O movimento de atração dos árabes para a operação foi considerado uma jogada de mestre de Molina. Ele nunca escondeu seu desejo de assumir o controle da companhia, mas precisava de um trunfo capaz de desarmar de vez os humores entre os minoritários.

Parte do trabalho já havia sendo feito desde o ano passado, quando, já na condição de majoritário, Molina conseguiu aprovar sua indicação para que Miguel Gularte, ex-CEO do Marfrig, assumisse o comando da BRF.

O sócio de uma gestora com participação minoritária na BRF disse ao AgFeed que a chegada de Gularte à empresa trouxe melhoras rápidas na operação, que, segundo ele, era um dos principais focos de problema na companhia.

“O segundo era a alavancagem. Com o aumento de capital, a perspectiva melhora bastante no negócio”, afirmou o investidor, ainda antes da AGE.

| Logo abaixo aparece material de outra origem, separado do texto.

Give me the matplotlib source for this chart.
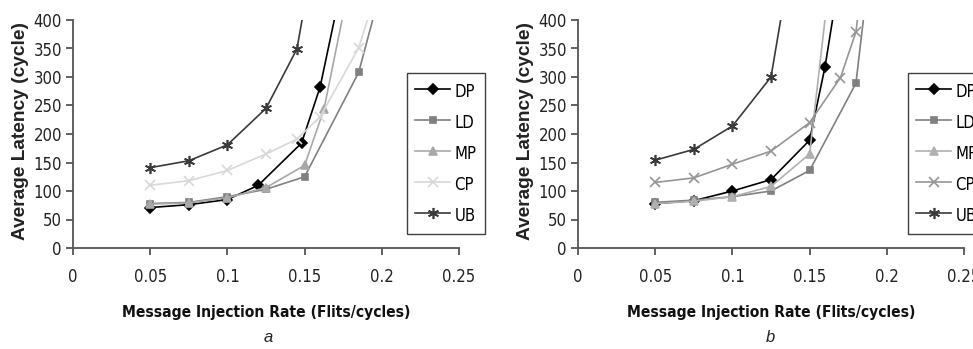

Desde que foi criada, com a fusão de Sadia e Perdigão, a BRF tem sido palco de constantes embates entre acionistas, com frequentes disputas em torno de assentos no Conselho de Administração refletindo na gestão da empresa.

O histórico de conflitos envolve nomes de peso do universo de investimentos no Brasil, como os fundos de pensão Previ e Petros e a gestora Tarpon, além de empresários e executivos como Nildemar Secches, Abílio Diniz e Pedro Parente.

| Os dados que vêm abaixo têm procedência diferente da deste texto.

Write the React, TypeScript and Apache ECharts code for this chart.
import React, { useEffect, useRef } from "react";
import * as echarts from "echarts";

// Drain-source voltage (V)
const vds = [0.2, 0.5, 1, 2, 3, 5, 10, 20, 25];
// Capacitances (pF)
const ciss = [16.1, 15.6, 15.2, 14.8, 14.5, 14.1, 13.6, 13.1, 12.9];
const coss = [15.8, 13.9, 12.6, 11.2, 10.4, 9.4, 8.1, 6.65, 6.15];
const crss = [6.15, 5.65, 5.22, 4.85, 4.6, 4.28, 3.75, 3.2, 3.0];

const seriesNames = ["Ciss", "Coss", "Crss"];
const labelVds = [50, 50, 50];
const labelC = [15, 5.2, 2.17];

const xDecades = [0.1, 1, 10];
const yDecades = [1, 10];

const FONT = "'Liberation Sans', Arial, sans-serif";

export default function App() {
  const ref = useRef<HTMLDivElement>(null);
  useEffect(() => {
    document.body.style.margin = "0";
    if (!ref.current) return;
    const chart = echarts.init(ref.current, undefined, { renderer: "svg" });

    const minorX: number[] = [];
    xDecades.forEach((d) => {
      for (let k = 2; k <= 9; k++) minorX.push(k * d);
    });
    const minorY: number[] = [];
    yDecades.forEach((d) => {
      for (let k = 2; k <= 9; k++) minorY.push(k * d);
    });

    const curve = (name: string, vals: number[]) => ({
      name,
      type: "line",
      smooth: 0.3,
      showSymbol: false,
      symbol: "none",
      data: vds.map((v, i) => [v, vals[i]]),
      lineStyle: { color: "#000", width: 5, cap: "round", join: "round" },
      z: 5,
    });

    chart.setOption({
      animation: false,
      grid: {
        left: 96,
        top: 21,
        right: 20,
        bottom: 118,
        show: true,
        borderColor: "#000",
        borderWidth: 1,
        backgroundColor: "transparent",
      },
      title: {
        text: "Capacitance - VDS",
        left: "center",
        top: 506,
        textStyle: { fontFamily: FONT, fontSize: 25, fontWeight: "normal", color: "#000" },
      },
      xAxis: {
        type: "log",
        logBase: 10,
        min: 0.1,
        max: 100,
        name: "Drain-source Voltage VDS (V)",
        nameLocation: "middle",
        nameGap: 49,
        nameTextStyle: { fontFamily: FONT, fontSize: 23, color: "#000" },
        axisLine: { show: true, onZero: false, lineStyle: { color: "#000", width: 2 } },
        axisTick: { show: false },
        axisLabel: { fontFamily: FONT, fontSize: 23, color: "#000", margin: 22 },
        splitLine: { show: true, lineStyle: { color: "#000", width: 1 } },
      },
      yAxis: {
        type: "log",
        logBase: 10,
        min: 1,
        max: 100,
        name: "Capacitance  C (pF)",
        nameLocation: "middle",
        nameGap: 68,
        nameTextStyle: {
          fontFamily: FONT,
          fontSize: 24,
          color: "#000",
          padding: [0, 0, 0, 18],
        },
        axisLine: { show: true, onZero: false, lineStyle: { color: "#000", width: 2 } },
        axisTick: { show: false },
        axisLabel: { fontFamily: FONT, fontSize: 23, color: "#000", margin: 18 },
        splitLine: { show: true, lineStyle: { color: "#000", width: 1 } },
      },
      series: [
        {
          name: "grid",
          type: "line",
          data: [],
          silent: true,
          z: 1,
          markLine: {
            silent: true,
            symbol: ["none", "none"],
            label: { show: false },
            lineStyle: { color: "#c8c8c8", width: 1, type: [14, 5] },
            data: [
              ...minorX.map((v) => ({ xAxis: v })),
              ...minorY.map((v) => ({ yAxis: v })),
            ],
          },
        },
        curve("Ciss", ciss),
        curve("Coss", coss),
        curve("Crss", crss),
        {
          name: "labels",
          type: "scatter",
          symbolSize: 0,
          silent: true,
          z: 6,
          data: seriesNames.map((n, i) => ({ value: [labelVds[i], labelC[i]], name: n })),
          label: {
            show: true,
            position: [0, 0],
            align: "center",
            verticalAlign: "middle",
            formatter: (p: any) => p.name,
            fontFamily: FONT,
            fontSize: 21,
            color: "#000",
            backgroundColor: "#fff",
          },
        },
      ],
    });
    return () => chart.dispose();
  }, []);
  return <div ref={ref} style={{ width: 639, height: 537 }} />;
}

Molina chegou ao jogo apenas em 2021, com a aquisição de um terço da participação da Previ, que, então, passou de 9% para os atuais 6,24%.

Com apetite, Molina rapidamente levou a Marfrig a um total de 33% das ações. Também foi veloz na entrada na disputa pelo controle.

Já majoritário, o novo acionista quis criar um conselho inteiramente formado por indicados da Marfrig, o que não agradou a Previ – posteriormente fecharam um acordo, com a indicação de um nome da Previ, Aldo Mendes, no colegiado.

Ainda em 2021, em um aumento de capital da BRF, Molina tentou, pela primeira vez, comprar ações suficientes para ultrapassar os 33% da empresa sem acionar a poison pill.

O fundo Petros contestou a proposta usando um parecer do ex-presidente da CVM, Marcelo Trindade, e a ambição da Marfrig teve de ser adiada.

Molina, agora, atingiu seu objetivo, acenando com um cheque gordo em um momento em que a BRF precisava muito. Através da Marfrig, ele já injetou cerca de R$ 9 bilhões na companhia.

"Vejo mais oportunidades na BRF do que em qualquer empresa que compramos no passado. É uma empresa brasileira e um negócio que já conhecemos, diferente das outras", disse Molina, em abril, em entrevista à Bloomberg. "Temos a convicção de que vamos conseguir. Basta saber quando".

O tempo dirá também se o bilionário comprou a paz ou apenas uma trégua. Sua proposta foi rejeitada por 15% dos acionistas, que, momentaneamente, passam a ter pouca voz diante do poder do bloco de controle.

Isso não os impede de fazer barulho. Molina não parece, porém, se assustar com isso.